_Available records_
++++++
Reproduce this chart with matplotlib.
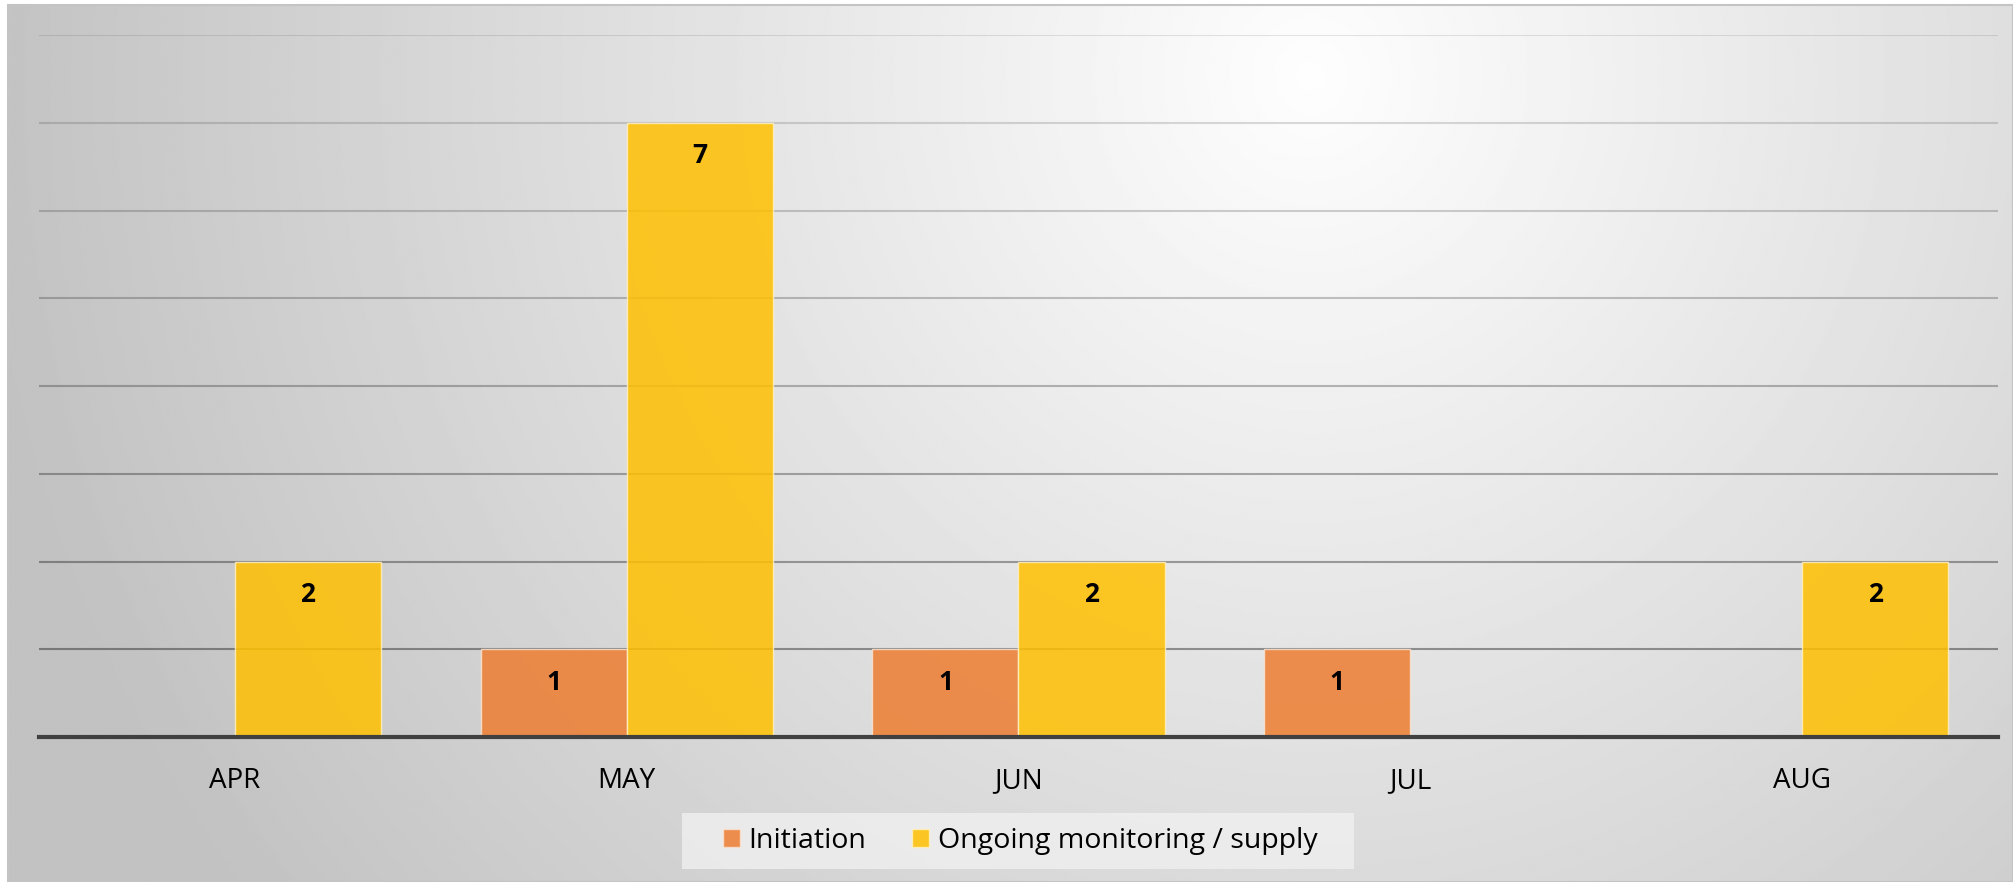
++++++
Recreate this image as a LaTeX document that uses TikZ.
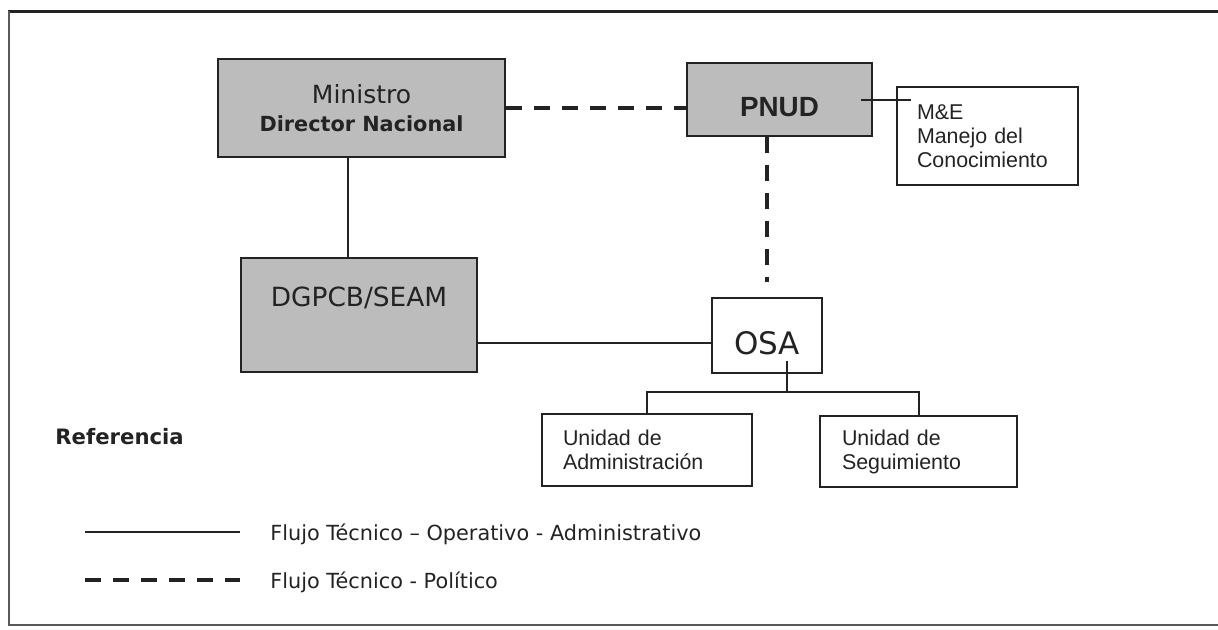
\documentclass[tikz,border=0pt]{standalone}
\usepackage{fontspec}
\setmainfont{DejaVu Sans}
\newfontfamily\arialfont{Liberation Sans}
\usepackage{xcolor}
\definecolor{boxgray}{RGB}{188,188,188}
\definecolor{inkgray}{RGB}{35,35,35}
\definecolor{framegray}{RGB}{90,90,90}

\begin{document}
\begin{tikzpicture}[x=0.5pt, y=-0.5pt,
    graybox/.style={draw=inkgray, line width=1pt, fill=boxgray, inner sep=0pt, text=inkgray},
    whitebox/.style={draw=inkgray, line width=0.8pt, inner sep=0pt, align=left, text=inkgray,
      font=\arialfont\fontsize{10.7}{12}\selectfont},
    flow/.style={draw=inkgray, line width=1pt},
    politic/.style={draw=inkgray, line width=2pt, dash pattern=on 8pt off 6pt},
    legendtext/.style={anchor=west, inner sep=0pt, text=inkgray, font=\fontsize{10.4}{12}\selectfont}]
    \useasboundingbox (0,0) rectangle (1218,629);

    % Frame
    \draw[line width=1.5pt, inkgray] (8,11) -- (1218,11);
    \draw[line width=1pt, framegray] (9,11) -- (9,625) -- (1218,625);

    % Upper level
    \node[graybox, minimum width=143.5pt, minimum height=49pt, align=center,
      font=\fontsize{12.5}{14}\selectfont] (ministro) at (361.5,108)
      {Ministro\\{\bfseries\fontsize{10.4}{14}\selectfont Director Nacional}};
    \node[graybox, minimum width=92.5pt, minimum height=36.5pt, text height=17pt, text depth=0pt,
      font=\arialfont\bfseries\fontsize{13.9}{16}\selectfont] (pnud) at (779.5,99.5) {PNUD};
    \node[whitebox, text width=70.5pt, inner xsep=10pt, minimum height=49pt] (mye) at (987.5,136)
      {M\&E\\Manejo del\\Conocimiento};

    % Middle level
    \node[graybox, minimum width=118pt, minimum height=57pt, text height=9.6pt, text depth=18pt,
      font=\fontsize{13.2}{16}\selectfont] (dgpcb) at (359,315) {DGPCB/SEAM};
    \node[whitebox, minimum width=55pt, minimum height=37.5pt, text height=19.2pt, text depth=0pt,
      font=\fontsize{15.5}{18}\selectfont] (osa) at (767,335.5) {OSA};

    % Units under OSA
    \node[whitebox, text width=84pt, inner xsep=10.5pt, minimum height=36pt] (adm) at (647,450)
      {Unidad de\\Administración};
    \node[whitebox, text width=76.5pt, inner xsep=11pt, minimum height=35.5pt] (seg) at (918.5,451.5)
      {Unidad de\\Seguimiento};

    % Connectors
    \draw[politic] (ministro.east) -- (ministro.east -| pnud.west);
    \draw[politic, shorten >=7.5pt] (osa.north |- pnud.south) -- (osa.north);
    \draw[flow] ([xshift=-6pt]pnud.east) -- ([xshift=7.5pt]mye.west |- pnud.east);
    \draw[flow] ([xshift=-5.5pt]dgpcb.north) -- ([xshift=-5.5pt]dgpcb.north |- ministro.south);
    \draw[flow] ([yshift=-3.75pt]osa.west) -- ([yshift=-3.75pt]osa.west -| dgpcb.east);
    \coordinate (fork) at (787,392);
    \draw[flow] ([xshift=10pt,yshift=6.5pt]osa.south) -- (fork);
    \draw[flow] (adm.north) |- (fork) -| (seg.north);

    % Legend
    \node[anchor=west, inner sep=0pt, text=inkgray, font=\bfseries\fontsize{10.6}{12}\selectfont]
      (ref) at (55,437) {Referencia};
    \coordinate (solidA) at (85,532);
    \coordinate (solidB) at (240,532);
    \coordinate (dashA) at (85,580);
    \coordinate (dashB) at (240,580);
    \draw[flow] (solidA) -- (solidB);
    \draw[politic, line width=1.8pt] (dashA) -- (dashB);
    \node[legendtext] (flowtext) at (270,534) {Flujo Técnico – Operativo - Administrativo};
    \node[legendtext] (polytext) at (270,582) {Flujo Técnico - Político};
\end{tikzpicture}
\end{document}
++++++
_Work required_
Report how many lines of the records above contain the word "this", giving only the number.

_Expected output_
2